Your task>
Transcribe the listing verbatim. Do not carry over any pictures.
═══ Given material ═══
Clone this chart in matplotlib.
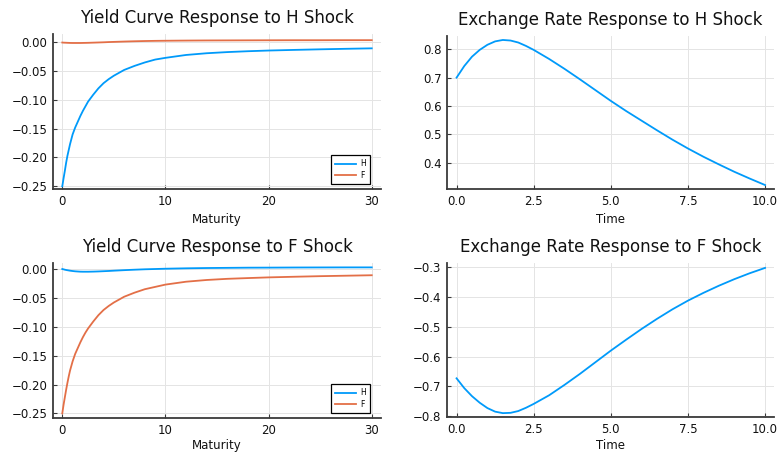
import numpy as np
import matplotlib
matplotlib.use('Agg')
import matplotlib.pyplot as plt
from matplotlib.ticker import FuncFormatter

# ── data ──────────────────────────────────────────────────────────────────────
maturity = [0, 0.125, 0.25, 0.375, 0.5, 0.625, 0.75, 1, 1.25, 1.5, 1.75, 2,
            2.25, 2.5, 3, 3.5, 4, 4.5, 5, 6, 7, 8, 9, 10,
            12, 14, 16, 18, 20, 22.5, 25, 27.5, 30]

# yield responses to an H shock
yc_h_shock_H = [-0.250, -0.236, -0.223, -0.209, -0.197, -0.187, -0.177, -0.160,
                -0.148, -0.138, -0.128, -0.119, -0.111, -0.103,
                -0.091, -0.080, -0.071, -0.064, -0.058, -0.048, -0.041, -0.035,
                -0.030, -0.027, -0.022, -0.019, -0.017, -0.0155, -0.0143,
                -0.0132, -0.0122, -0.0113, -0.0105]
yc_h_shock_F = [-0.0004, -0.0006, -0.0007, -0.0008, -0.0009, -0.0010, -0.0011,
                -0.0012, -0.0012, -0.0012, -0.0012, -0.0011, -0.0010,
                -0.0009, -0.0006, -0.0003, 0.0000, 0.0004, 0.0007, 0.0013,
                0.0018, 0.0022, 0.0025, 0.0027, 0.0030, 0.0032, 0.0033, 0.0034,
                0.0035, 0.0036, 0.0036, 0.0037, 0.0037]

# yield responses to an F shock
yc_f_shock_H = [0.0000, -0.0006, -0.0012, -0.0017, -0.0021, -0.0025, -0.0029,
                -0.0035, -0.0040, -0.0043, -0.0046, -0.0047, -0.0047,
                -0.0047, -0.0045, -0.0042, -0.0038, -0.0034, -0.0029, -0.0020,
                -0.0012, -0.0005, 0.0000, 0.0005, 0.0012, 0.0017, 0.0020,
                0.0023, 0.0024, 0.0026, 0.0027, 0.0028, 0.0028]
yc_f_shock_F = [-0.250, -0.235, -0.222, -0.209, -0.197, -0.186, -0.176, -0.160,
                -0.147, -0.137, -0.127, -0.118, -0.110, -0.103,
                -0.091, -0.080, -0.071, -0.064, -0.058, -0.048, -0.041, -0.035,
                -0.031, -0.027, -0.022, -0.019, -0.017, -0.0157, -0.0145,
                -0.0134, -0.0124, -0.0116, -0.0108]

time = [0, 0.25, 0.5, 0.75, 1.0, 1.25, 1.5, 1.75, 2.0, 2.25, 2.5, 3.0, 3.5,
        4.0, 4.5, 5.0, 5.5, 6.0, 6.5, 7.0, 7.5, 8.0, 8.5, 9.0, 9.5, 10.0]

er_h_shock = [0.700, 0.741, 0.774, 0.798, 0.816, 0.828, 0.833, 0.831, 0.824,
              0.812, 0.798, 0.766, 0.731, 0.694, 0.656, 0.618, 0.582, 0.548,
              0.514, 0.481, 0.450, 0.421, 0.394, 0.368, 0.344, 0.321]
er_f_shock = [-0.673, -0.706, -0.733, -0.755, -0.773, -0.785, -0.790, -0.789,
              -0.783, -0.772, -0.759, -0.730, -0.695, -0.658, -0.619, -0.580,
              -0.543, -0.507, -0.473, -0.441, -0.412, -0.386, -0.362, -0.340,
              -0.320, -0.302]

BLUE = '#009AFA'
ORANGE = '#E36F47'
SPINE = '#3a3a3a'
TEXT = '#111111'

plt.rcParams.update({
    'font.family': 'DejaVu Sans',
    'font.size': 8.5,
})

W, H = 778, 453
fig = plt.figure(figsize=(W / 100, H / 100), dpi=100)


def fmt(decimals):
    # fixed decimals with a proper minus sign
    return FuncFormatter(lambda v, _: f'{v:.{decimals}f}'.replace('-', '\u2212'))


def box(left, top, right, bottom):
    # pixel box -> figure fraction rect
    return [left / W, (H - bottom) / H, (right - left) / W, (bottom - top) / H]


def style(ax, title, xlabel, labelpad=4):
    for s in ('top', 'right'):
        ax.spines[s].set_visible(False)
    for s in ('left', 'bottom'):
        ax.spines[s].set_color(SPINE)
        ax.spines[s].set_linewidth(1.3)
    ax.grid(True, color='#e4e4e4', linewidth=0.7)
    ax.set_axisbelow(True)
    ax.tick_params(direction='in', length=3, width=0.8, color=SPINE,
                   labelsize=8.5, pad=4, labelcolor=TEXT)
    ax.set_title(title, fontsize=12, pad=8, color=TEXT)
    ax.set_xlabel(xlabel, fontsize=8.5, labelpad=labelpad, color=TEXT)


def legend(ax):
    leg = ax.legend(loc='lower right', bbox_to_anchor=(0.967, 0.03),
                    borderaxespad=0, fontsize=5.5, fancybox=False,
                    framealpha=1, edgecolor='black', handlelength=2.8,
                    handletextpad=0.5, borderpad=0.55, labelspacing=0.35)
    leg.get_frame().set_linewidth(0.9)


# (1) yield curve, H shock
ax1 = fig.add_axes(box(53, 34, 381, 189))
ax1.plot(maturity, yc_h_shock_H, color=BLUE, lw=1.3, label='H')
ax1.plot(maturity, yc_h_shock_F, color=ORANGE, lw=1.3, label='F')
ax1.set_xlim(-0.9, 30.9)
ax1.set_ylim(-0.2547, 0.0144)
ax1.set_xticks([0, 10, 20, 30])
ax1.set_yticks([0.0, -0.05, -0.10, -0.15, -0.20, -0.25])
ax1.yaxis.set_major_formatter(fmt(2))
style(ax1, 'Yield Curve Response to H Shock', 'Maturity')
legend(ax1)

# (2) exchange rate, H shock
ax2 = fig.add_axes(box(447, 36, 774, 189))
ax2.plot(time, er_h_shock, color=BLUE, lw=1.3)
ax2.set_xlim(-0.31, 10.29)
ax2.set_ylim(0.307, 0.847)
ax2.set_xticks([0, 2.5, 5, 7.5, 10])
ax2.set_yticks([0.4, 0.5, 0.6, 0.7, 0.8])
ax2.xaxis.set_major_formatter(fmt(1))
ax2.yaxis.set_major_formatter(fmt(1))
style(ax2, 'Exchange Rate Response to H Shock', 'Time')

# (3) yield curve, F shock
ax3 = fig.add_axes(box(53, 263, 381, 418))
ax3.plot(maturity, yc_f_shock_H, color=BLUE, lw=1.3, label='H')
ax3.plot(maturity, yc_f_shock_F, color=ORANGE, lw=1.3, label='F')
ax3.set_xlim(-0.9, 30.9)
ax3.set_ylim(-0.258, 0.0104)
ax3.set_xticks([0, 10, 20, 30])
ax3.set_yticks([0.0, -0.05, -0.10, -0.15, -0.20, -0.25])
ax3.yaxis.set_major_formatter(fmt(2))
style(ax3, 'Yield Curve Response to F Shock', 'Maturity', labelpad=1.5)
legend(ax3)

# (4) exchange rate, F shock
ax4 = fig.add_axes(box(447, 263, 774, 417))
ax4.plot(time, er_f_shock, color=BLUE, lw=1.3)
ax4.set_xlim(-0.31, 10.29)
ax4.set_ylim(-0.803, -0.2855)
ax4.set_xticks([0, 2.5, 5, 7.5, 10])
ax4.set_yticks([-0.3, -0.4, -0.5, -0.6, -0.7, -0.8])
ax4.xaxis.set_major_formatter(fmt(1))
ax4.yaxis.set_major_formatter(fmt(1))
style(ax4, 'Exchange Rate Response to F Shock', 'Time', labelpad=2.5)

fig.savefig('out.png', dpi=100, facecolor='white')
═══
The response>
Clone this chart in matplotlib.
import numpy as np
import matplotlib
matplotlib.use('Agg')
import matplotlib.pyplot as plt
from matplotlib.ticker import FuncFormatter

# ── data ──────────────────────────────────────────────────────────────────────
maturity = [0, 0.125, 0.25, 0.375, 0.5, 0.625, 0.75, 1, 1.25, 1.5, 1.75, 2,
            2.25, 2.5, 3, 3.5, 4, 4.5, 5, 6, 7, 8, 9, 10,
            12, 14, 16, 18, 20, 22.5, 25, 27.5, 30]

# yield responses to an H shock
yc_h_shock_H = [-0.250, -0.236, -0.223, -0.209, -0.197, -0.187, -0.177, -0.160,
                -0.148, -0.138, -0.128, -0.119, -0.111, -0.103,
                -0.091, -0.080, -0.071, -0.064, -0.058, -0.048, -0.041, -0.035,
                -0.030, -0.027, -0.022, -0.019, -0.017, -0.0155, -0.0143,
                -0.0132, -0.0122, -0.0113, -0.0105]
yc_h_shock_F = [-0.0004, -0.0006, -0.0007, -0.0008, -0.0009, -0.0010, -0.0011,
                -0.0012, -0.0012, -0.0012, -0.0012, -0.0011, -0.0010,
                -0.0009, -0.0006, -0.0003, 0.0000, 0.0004, 0.0007, 0.0013,
                0.0018, 0.0022, 0.0025, 0.0027, 0.0030, 0.0032, 0.0033, 0.0034,
                0.0035, 0.0036, 0.0036, 0.0037, 0.0037]

# yield responses to an F shock
yc_f_shock_H = [0.0000, -0.0006, -0.0012, -0.0017, -0.0021, -0.0025, -0.0029,
                -0.0035, -0.0040, -0.0043, -0.0046, -0.0047, -0.0047,
                -0.0047, -0.0045, -0.0042, -0.0038, -0.0034, -0.0029, -0.0020,
                -0.0012, -0.0005, 0.0000, 0.0005, 0.0012, 0.0017, 0.0020,
                0.0023, 0.0024, 0.0026, 0.0027, 0.0028, 0.0028]
yc_f_shock_F = [-0.250, -0.235, -0.222, -0.209, -0.197, -0.186, -0.176, -0.160,
                -0.147, -0.137, -0.127, -0.118, -0.110, -0.103,
                -0.091, -0.080, -0.071, -0.064, -0.058, -0.048, -0.041, -0.035,
                -0.031, -0.027, -0.022, -0.019, -0.017, -0.0157, -0.0145,
                -0.0134, -0.0124, -0.0116, -0.0108]

time = [0, 0.25, 0.5, 0.75, 1.0, 1.25, 1.5, 1.75, 2.0, 2.25, 2.5, 3.0, 3.5,
        4.0, 4.5, 5.0, 5.5, 6.0, 6.5, 7.0, 7.5, 8.0, 8.5, 9.0, 9.5, 10.0]

er_h_shock = [0.700, 0.741, 0.774, 0.798, 0.816, 0.828, 0.833, 0.831, 0.824,
              0.812, 0.798, 0.766, 0.731, 0.694, 0.656, 0.618, 0.582, 0.548,
              0.514, 0.481, 0.450, 0.421, 0.394, 0.368, 0.344, 0.321]
er_f_shock = [-0.673, -0.706, -0.733, -0.755, -0.773, -0.785, -0.790, -0.789,
              -0.783, -0.772, -0.759, -0.730, -0.695, -0.658, -0.619, -0.580,
              -0.543, -0.507, -0.473, -0.441, -0.412, -0.386, -0.362, -0.340,
              -0.320, -0.302]

BLUE = '#009AFA'
ORANGE = '#E36F47'
SPINE = '#3a3a3a'
TEXT = '#111111'

plt.rcParams.update({
    'font.family': 'DejaVu Sans',
    'font.size': 8.5,
})

W, H = 778, 453
fig = plt.figure(figsize=(W / 100, H / 100), dpi=100)


def fmt(decimals):
    # fixed decimals with a proper minus sign
    return FuncFormatter(lambda v, _: f'{v:.{decimals}f}'.replace('-', '\u2212'))


def box(left, top, right, bottom):
    # pixel box -> figure fraction rect
    return [left / W, (H - bottom) / H, (right - left) / W, (bottom - top) / H]


def style(ax, title, xlabel, labelpad=4):
    for s in ('top', 'right'):
        ax.spines[s].set_visible(False)
    for s in ('left', 'bottom'):
        ax.spines[s].set_color(SPINE)
        ax.spines[s].set_linewidth(1.3)
    ax.grid(True, color='#e4e4e4', linewidth=0.7)
    ax.set_axisbelow(True)
    ax.tick_params(direction='in', length=3, width=0.8, color=SPINE,
                   labelsize=8.5, pad=4, labelcolor=TEXT)
    ax.set_title(title, fontsize=12, pad=8, color=TEXT)
    ax.set_xlabel(xlabel, fontsize=8.5, labelpad=labelpad, color=TEXT)


def legend(ax):
    leg = ax.legend(loc='lower right', bbox_to_anchor=(0.967, 0.03),
                    borderaxespad=0, fontsize=5.5, fancybox=False,
                    framealpha=1, edgecolor='black', handlelength=2.8,
                    handletextpad=0.5, borderpad=0.55, labelspacing=0.35)
    leg.get_frame().set_linewidth(0.9)


# (1) yield curve, H shock
ax1 = fig.add_axes(box(53, 34, 381, 189))
ax1.plot(maturity, yc_h_shock_H, color=BLUE, lw=1.3, label='H')
ax1.plot(maturity, yc_h_shock_F, color=ORANGE, lw=1.3, label='F')
ax1.set_xlim(-0.9, 30.9)
ax1.set_ylim(-0.2547, 0.0144)
ax1.set_xticks([0, 10, 20, 30])
ax1.set_yticks([0.0, -0.05, -0.10, -0.15, -0.20, -0.25])
ax1.yaxis.set_major_formatter(fmt(2))
style(ax1, 'Yield Curve Response to H Shock', 'Maturity')
legend(ax1)

# (2) exchange rate, H shock
ax2 = fig.add_axes(box(447, 36, 774, 189))
ax2.plot(time, er_h_shock, color=BLUE, lw=1.3)
ax2.set_xlim(-0.31, 10.29)
ax2.set_ylim(0.307, 0.847)
ax2.set_xticks([0, 2.5, 5, 7.5, 10])
ax2.set_yticks([0.4, 0.5, 0.6, 0.7, 0.8])
ax2.xaxis.set_major_formatter(fmt(1))
ax2.yaxis.set_major_formatter(fmt(1))
style(ax2, 'Exchange Rate Response to H Shock', 'Time')

# (3) yield curve, F shock
ax3 = fig.add_axes(box(53, 263, 381, 418))
ax3.plot(maturity, yc_f_shock_H, color=BLUE, lw=1.3, label='H')
ax3.plot(maturity, yc_f_shock_F, color=ORANGE, lw=1.3, label='F')
ax3.set_xlim(-0.9, 30.9)
ax3.set_ylim(-0.258, 0.0104)
ax3.set_xticks([0, 10, 20, 30])
ax3.set_yticks([0.0, -0.05, -0.10, -0.15, -0.20, -0.25])
ax3.yaxis.set_major_formatter(fmt(2))
style(ax3, 'Yield Curve Response to F Shock', 'Maturity', labelpad=1.5)
legend(ax3)

# (4) exchange rate, F shock
ax4 = fig.add_axes(box(447, 263, 774, 417))
ax4.plot(time, er_f_shock, color=BLUE, lw=1.3)
ax4.set_xlim(-0.31, 10.29)
ax4.set_ylim(-0.803, -0.2855)
ax4.set_xticks([0, 2.5, 5, 7.5, 10])
ax4.set_yticks([-0.3, -0.4, -0.5, -0.6, -0.7, -0.8])
ax4.xaxis.set_major_formatter(fmt(1))
ax4.yaxis.set_major_formatter(fmt(1))
style(ax4, 'Exchange Rate Response to F Shock', 'Time', labelpad=2.5)

fig.savefig('out.png', dpi=100, facecolor='white')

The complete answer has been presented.